Evers used a partial veto to steer $15 million toward grants for child care centers through the Wisconsin Economic Development Corporation. 

Lyles noted it was a far cry from the $300 million Evers had proposed to make permanent the Child Care Counts program, which launched during the COVID-19 pandemic using federal aid. Republicans removed that proposal, and they rejected Democratic efforts to restore that funding during the final days of the budget process.

Lyles said a lack of investment would lead to daycare centers closing, and he worried it could lead to skyrocketing costs driving more parents to quit their jobs.

"There are gonna be some of those parents who work in some of those existing locations, whether it's manufacturing or the service industry, who will have to step out of the economy," Lyles said. "Because they've now gotta take care of their kids."

On tax cuts, Evers eliminated cuts for two of the state's four tax brackets. The vetoes removed cuts on any income over $25,520, which is the upper limit of the second tax bracket. 

Regardless of their income, taxpayers will still see cuts, but they'll be much more modest since the cuts will only apply to the first $25,520 of one's income, whether it's $50,000 or $500,000. 

"[Republicans'] plan is focused heavily on cuts benefiting the wealthiest individuals in our state," Evers wrote in his veto message. "Roughly one-half of their proposed tax cut would go to filers with incomes above $200,000."

Born defended the full cuts, which added up to $3.5 billion. Evers' veto returned $2.7 billion of that amount to the state's coffers.

"That's really disappointing, to see all of that money that was sent to Madison by the taxpayers staying here," Born said. "Rather than being returned to the hardworking taxpayers of Wisconsin."

Evers had previously signaled he'd veto the entire budget -- something no Wisconsin governor has done under the current partial veto system, which dates back to 1931 -- over GOP lawmakers cutting the University of Wisconsin System budget by $32 million. 

In the end, Evers said he was satisfied by lawmakers allowing for the UW System to reclaim that money by making its case to the Joint Finance Committee.

Evers also used his veto power to restore 188 positions related to diversity, equity and inclusion that had been eliminated in the GOP budget. 

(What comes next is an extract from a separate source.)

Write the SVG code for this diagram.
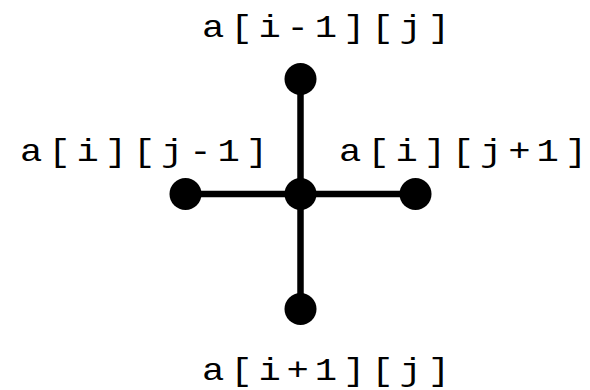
<svg xmlns="http://www.w3.org/2000/svg" width="590" height="390" viewBox="0 0 590 390">
<style>
.lbl{font-family:"Liberation Mono","Courier New",monospace;font-size:31px;fill:#000}
.dot{fill:#000}
.edge{stroke:#000;stroke-width:6.5;fill:none}
</style>
<rect width="590" height="390" fill="#fff"/>
<g id="connectors">
<line class="edge" x1="300.5" y1="79" x2="300.5" y2="309"/>
<line class="edge" x1="185.5" y1="194" x2="415.5" y2="194"/>
</g>
<g id="center"><circle class="dot" cx="300.5" cy="194" r="16"/></g>
<g id="top"><circle class="dot" cx="300.5" cy="79" r="16"/><text class="lbl" transform="scale(1.2 1)" x="168.3" y="37" textLength="206.7" lengthAdjust="spacing">a[i-1][j]</text></g>
<g id="left"><circle class="dot" cx="185.5" cy="194" r="16"/><text class="lbl" transform="scale(1.2 1)" x="16.7" y="161" textLength="206.7" lengthAdjust="spacing">a[i][j-1]</text></g>
<g id="right"><circle class="dot" cx="415.5" cy="194" r="16"/><text class="lbl" transform="scale(1.2 1)" x="282.5" y="161" textLength="206.7" lengthAdjust="spacing">a[i][j+1]</text></g>
<g id="bottom"><circle class="dot" cx="300.5" cy="309" r="16"/><text class="lbl" transform="scale(1.2 1)" x="168.3" y="380" textLength="206.7" lengthAdjust="spacing">a[i+1][j]</text></g>
</svg>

"We thank Governor Evers for his continued support of education in Wisconsin," UW System Spokesperson Mark Pitsch said in a statement. "Supporting student success through state support of affordability and access will continue to be a priority of the UW System as we work with the Executive and Legislative branches."

Born said he was open to restoring the $32 million in UW funding, as long as the system presented a case for how that money would go toward workforce development efforts instead of diversity initiatives.

"I think those discussions will continue this summer, and probably into early fall," Born said. "To see what sort of things the UW can offer to focus on workforce and things that are important to the people of Wisconsin, and stop focusing on things that are so divisive."

When asked why lawmakers rejected funding for a new engineering building on the UW Madison campus if workforce development was their priority, Born said he was open to providing that funding at a later, unspecified date.

"That can be, certainly, part of a future package," Born said.

Evers' decision to not issue an outright veto upset at least some progressives, including State Sen. Chris Larson (D-Milwaukee)

"His supporters, myself among them, fought hard to get him re-elected," Larson tweeted. "And it is frustrating to see so many of our priorities, especially on public ed, dismissed."

In a joint statement, the Wisconsin Public Education Network and Wisconsin Alliance for Excellent Schools said Evers' partial veto didn't do enough to help public schools, citing a modest increase in special education support and a substantial per student aid increase for voucher schools.

"It’s long past time to hold the state accountable for its persistent refusal to meet its constitutional obligation to the students attending our public schools," the statement said. "If lawmakers refuse to do their jobs, it’s time to call on the courts to force them to do so."